The Australian Competition and Consumer Commission (ACCC) Deputy Chair, Catriona Lowe, reported that in 2023, losses to scams conducted via social media reached a staggering $95 million, marking an almost 250 per cent increase from 2020.
‘A significant portion of those losses are happening via contact on WhatsApp, Facebook, and Instagram, as well as online dating sites,’ she reiterated, emphasising the need for scam detection and removal tools from the companies.
Despite the grim statistics, Lowe noted a decline in scam losses from 2022 to 2023, as reported to the Scamwatch service.
However, while ANZ's internal data reflected a positive trend—a 43 per cent decrease in customer losses from the first quarter of the 2023 financial year compared to the same period in the previous year—Johnson reminded everyone not to be complacent.

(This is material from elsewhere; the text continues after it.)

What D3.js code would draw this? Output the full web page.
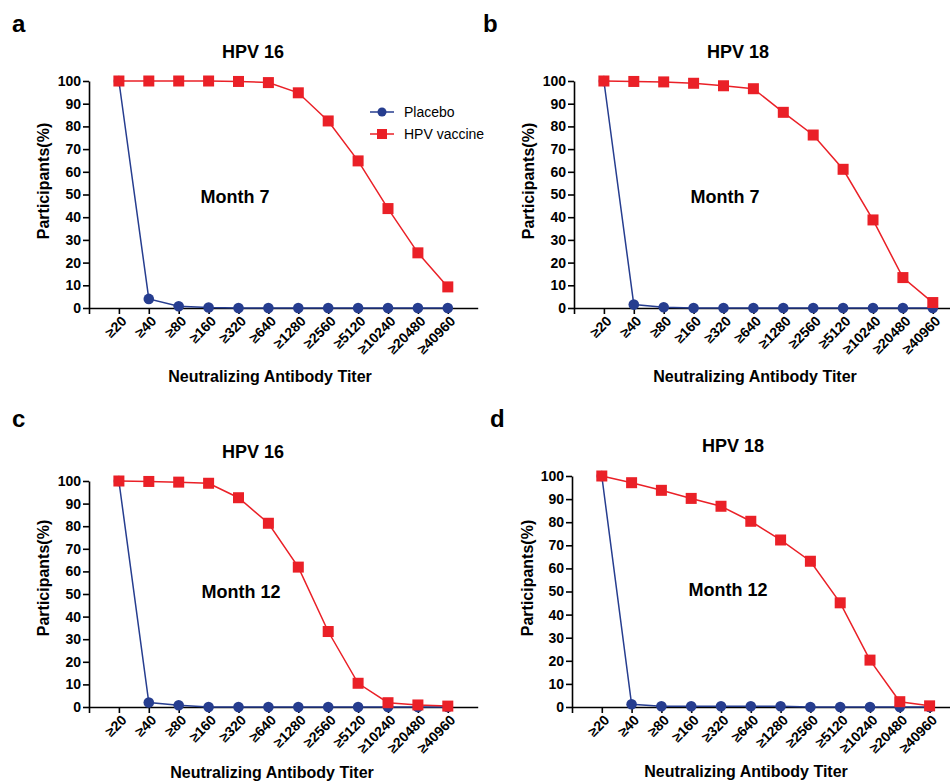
<!DOCTYPE html>
<html><head><meta charset="utf-8">
<script src="https://cdn.jsdelivr.net/npm/d3@7"></script>
<style>body{margin:0;background:#fff}svg{display:block}text{font-family:"Liberation Sans",Arial,sans-serif}</style>
</head><body>
<svg id="c" width="950" height="781"></svg>
<script>
const categories = ["≥20","≥40","≥80","≥160","≥320","≥640","≥1280","≥2560","≥5120","≥10240","≥20480","≥40960"];
const yTicks = [0,10,20,30,40,50,60,70,80,90,100];
const seriesNames = ["Placebo","HPV vaccine"];
const placeboA = [100,4,0.8,0.2,0,0,0,0,0,0,0,0];
const vaccineA = [100,100,100,100,99.8,99.3,94.8,82.4,64.8,43.8,24.3,9.3];
const placeboB = [100,1.5,0.3,0,0,0,0,0,0,0,0,0];
const vaccineB = [100,99.8,99.6,99,97.9,96.6,86.2,76.2,61.1,38.8,13.4,2.4];
const placeboC = [100,2,0.8,0,0,0,0,0,0,0,0,0];
const vaccineC = [100,99.8,99.5,99,92.6,81.3,61.9,33.4,10.5,1.9,0.9,0.4];
const placeboD = [100,1.2,0.3,0.3,0.3,0.3,0.3,0,0,0,0,0];
const vaccineD = [100,97.1,93.8,90.3,86.9,80.4,72.3,63.1,45.1,20.3,2.3,0.5];

const panels = [
  {letter:"a", title:"HPV 16", month:"Month 7", placebo:placeboA, vaccine:vaccineA, legend:true,
   ax:89, y0:308, y100:81, step:29.9, lx:12, ly:32, tx:253, ty:58, mx:235, my:203, xlx:270, xly:382, ylx:43, yly:181},
  {letter:"b", title:"HPV 18", month:"Month 7", placebo:placeboB, vaccine:vaccineB, legend:false,
   ax:574, y0:308, y100:81, step:29.9, lx:483, ly:32, tx:738, ty:58, mx:725, my:203, xlx:755, xly:382, ylx:528, yly:181},
  {letter:"c", title:"HPV 16", month:"Month 12", placebo:placeboC, vaccine:vaccineC, legend:false,
   ax:89, y0:707, y100:481, step:29.9, lx:12, ly:427, tx:253, ty:458, mx:241, my:598, xlx:272, xly:778, ylx:43, yly:578},
  {letter:"d", title:"HPV 18", month:"Month 12", placebo:placeboD, vaccine:vaccineD, legend:false,
   ax:572, y0:707, y100:476, step:29.8, lx:490, ly:427, tx:733, ty:452, mx:728, my:596, xlx:746, xly:777, ylx:527, yly:578}
];
const BLUE = "#263d8f", RED = "#ea2027";
const svg = d3.select("#c");

panels.forEach(p => {
  const g = svg.append("g");
  const x = d3.scaleLinear().domain([0, 13]).range([p.ax, p.ax + 13*p.step]);
  const y = d3.scaleLinear().domain([0, 100]).range([p.y0, p.y100]);
  const xi = i => x(i+1);

  const yAxis = d3.axisLeft(y).tickValues(yTicks).tickSize(6).tickPadding(2).tickSizeOuter(0);
  const gy = g.append("g").attr("transform", `translate(${p.ax},0)`).call(yAxis);
  gy.select(".domain").attr("stroke","#000").attr("stroke-width",1.6);
  gy.selectAll(".tick line").attr("stroke","#000").attr("stroke-width",1.6);
  gy.selectAll(".tick text").attr("font-size",14).attr("font-weight","bold").attr("fill","#000");

  const xAxis = d3.axisBottom(x).tickValues(d3.range(0,13)).tickSize(6).tickSizeOuter(0).tickFormat(d => d===0 ? "" : categories[d-1]);
  const gx = g.append("g").attr("transform", `translate(0,${p.y0})`).call(xAxis);
  gx.select(".domain").attr("stroke","#000").attr("stroke-width",1.6);
  gx.selectAll(".tick line").attr("stroke","#000").attr("stroke-width",1.6);
  gx.selectAll(".tick text").attr("font-size",14).attr("font-weight","bold").attr("fill","#000")
    .attr("text-anchor","end").attr("y",0).attr("dy",0)
    .attr("transform","translate(8,14) rotate(-45)");

  const line = d3.line().x((d,i)=>xi(i)).y(d=>y(d));
  g.append("path").datum(p.placebo).attr("d",line).attr("fill","none").attr("stroke",BLUE).attr("stroke-width",1.5);
  g.selectAll(".pc").data(p.placebo).join("circle").attr("cx",(d,i)=>xi(i)).attr("cy",d=>y(d)).attr("r",5.3).attr("fill",BLUE);
  g.append("path").datum(p.vaccine).attr("d",line).attr("fill","none").attr("stroke",RED).attr("stroke-width",1.5);
  g.selectAll(".vs").data(p.vaccine).join("rect").attr("x",(d,i)=>xi(i)-5.5).attr("y",d=>y(d)-5.5).attr("width",11).attr("height",11).attr("fill",RED);

  g.append("text").attr("x",p.lx).attr("y",p.ly).attr("font-size",24).attr("font-weight","bold").text(p.letter);
  g.append("text").attr("x",p.tx).attr("y",p.ty).attr("text-anchor","middle").attr("font-size",18).attr("font-weight","bold").text(p.title);
  g.append("text").attr("x",p.mx).attr("y",p.my).attr("text-anchor","middle").attr("font-size",18).attr("font-weight","bold").text(p.month);
  g.append("text").attr("x",p.xlx).attr("y",p.xly).attr("text-anchor","middle").attr("font-size",16).attr("font-weight","bold").text("Neutralizing Antibody Titer");
  g.append("text").attr("transform",`translate(${p.ylx},${p.yly}) rotate(-90)`).attr("dy","0.35em").attr("text-anchor","middle").attr("font-size",16).attr("font-weight","bold").text("Participants(%)");

  if (p.legend) {
    const lg = g.append("g").attr("transform","translate(370,112)");
    seriesNames.forEach((n,k) => {
      const row = lg.append("g").attr("transform",`translate(0,${k*22})`);
      const col = k===0 ? BLUE : RED;
      row.append("line").attr("x1",0).attr("x2",24).attr("stroke",col).attr("stroke-width",1.5);
      if (k===0) row.append("circle").attr("cx",12).attr("r",4.5).attr("fill",col);
      else row.append("rect").attr("x",7).attr("y",-5).attr("width",10).attr("height",10).attr("fill",col);
      row.append("text").attr("x",34).attr("dy","0.35em").attr("font-size",14).text(n);
    });
  }
});
</script>
</body></html>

‘It’s a constant arms race, and we see scammers pivot really quickly,’ he said, pointing out the appearance of investment schemes where individuals are prompted to establish a self-managed superannuation fund, and allocate their funds into fraudulent cryptocurrency, foreign exchange, or shares.
‘What’s alarming about this is we’ve seen scammers prepared to be extremely patient, taking weeks, if not months, to gain the trust of victims, before we start seeing transactional activity take place.’

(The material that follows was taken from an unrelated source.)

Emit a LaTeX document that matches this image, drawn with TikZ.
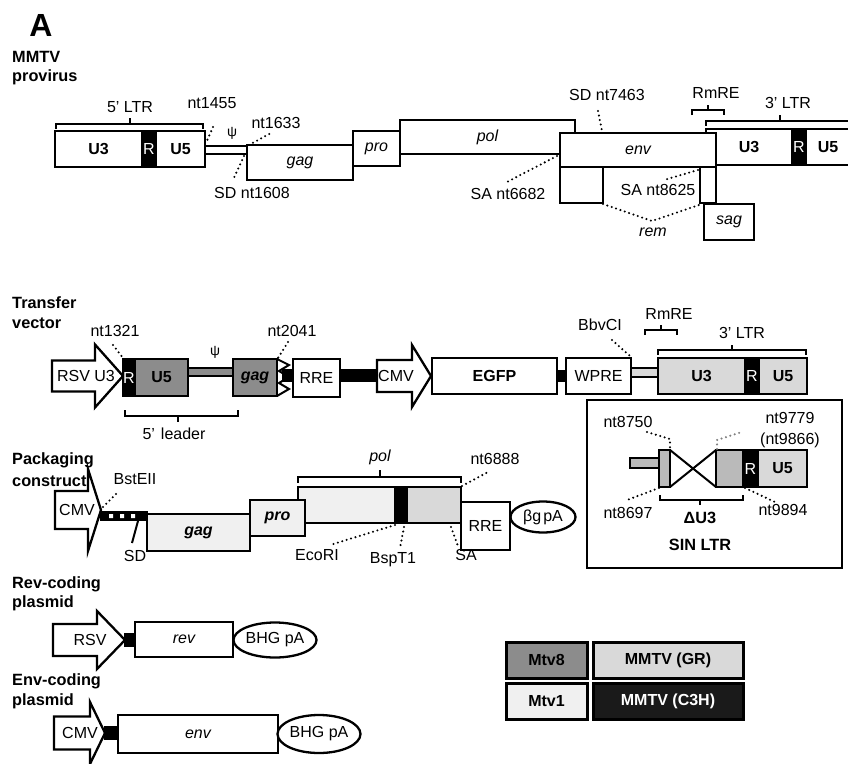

Johnson highlighted that this occurrence is particularly prevalent in romance scams intertwined with investment schemes, which have witnessed an upward trend.
‘Scammers will show off their lavish lifestyle and when the victim asks questions, that’s when the conversation turns to investment,’ he explained.

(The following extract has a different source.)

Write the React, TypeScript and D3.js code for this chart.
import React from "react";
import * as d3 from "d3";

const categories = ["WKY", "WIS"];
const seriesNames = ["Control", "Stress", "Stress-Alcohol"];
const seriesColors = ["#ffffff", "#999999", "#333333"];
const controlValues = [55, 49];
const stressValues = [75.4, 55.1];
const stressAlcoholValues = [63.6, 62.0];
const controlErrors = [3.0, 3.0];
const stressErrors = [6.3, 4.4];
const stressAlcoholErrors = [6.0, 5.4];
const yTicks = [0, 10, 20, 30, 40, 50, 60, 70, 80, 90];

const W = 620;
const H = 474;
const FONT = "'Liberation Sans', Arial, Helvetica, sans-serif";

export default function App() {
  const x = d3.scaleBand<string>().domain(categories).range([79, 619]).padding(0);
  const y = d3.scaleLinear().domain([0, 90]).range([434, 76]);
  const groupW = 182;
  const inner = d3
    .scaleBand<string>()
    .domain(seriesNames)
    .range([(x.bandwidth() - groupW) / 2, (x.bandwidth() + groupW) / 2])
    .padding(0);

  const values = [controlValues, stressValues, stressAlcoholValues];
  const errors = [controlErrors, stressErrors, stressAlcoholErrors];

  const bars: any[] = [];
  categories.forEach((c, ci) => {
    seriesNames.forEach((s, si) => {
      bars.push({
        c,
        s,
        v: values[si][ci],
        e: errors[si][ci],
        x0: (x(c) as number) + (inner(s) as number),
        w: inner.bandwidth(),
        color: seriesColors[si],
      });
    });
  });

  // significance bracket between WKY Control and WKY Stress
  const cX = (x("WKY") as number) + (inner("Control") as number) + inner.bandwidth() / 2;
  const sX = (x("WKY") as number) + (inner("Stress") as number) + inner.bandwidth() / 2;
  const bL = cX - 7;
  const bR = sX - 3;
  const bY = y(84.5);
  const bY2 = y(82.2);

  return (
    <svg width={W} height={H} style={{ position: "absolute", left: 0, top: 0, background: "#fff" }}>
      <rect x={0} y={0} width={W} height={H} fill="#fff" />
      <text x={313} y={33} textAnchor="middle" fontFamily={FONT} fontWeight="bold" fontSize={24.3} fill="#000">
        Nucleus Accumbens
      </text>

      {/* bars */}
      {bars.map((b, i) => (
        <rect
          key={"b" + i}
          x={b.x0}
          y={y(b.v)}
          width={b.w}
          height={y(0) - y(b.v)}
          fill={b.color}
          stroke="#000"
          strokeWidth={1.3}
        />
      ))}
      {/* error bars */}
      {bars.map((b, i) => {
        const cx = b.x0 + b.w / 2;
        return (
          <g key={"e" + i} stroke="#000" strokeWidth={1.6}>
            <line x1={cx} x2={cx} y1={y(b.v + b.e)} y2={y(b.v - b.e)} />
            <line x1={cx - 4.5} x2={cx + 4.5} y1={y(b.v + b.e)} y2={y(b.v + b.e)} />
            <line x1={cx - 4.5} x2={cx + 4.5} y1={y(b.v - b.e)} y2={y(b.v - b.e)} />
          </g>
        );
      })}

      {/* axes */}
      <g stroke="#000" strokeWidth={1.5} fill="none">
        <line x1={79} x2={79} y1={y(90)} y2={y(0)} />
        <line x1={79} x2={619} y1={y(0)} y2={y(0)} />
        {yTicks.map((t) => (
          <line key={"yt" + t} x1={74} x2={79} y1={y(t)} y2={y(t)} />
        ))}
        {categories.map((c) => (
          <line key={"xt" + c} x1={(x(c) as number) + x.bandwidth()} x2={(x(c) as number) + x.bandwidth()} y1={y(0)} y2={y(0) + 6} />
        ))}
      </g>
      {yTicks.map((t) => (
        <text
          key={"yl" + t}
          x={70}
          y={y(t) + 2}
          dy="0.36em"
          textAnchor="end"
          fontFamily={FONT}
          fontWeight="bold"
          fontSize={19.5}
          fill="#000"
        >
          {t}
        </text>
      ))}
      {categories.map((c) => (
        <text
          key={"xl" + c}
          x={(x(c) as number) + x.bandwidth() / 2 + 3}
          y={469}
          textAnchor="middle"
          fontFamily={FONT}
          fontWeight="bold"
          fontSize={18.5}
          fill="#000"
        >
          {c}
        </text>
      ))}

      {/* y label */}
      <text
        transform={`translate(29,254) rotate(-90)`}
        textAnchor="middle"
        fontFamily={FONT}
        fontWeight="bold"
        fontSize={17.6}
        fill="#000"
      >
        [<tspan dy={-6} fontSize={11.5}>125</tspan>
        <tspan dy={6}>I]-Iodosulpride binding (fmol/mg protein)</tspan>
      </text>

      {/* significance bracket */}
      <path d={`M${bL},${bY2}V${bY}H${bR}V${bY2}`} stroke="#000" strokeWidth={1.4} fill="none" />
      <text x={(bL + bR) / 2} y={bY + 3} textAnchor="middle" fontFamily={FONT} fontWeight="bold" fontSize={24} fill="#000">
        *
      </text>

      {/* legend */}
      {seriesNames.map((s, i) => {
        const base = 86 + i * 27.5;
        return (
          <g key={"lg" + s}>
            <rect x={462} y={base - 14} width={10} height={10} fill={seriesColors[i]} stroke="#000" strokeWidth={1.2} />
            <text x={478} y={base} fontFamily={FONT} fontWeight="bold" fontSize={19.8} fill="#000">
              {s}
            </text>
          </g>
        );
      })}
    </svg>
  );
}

Johnson also emphasised that the prolonged durations of social engineering and psychological manipulation of victims posed significant challenges for the bank's intervention efforts.
Additionally, he praised the enhancement of obstacles in payments in mitigating losses from scams, and suggested that introducing more roadblocks would be beneficial, particularly with the surge in digital payments.
‘Between October last year and February this year, the amount of scam-related payments that we’ve stopped on cards was worth $19.9 million, which is almost a 500 per cent increase on the same period the previous year,’ he declared.
‘It absolutely works, but to introduce more friction, we need to ensure the service is there to back it up, and give customers the ability to reach us in a timely fashion.’
Lowe expressed her endorsement for a compulsory enforceable code, a commitment the government has pledged to implement, concerning scams.
This code aims to establish minimum standards across the economy, mandating compliance for all businesses.
‘That’s going to be a really important part of shoring up our defences,’ she asserted.
‘Scammers will find a weak link in the system and exploit that weak link.’
As financial institutions grapple with the challenges posed by increasingly patient scammers, the urgency for collaboration between the banking sector and social media giants becomes ever more apparent.
This is more particularly in safeguarding vulnerable demographics such as seniors from falling victim to online fraud schemes.
Key Takeaways
- Bank experts warned that scammers are becoming more patient with schemes like romance and investment scams, often facilitated by social media platforms.
- Despite a decline in scam losses, banks emphasised that social media giants need to take greater responsibility in preventing scams that often begin on their platforms.
- ANZ and Westpac have reported an increase in scam prevention measures, but highlighted the challenges of combating psychological manipulation that occurs outside of the banking environment.
- There is a push for a mandatory enforceable code to create minimum standards across all businesses to better defend against scammers exploiting system weaknesses.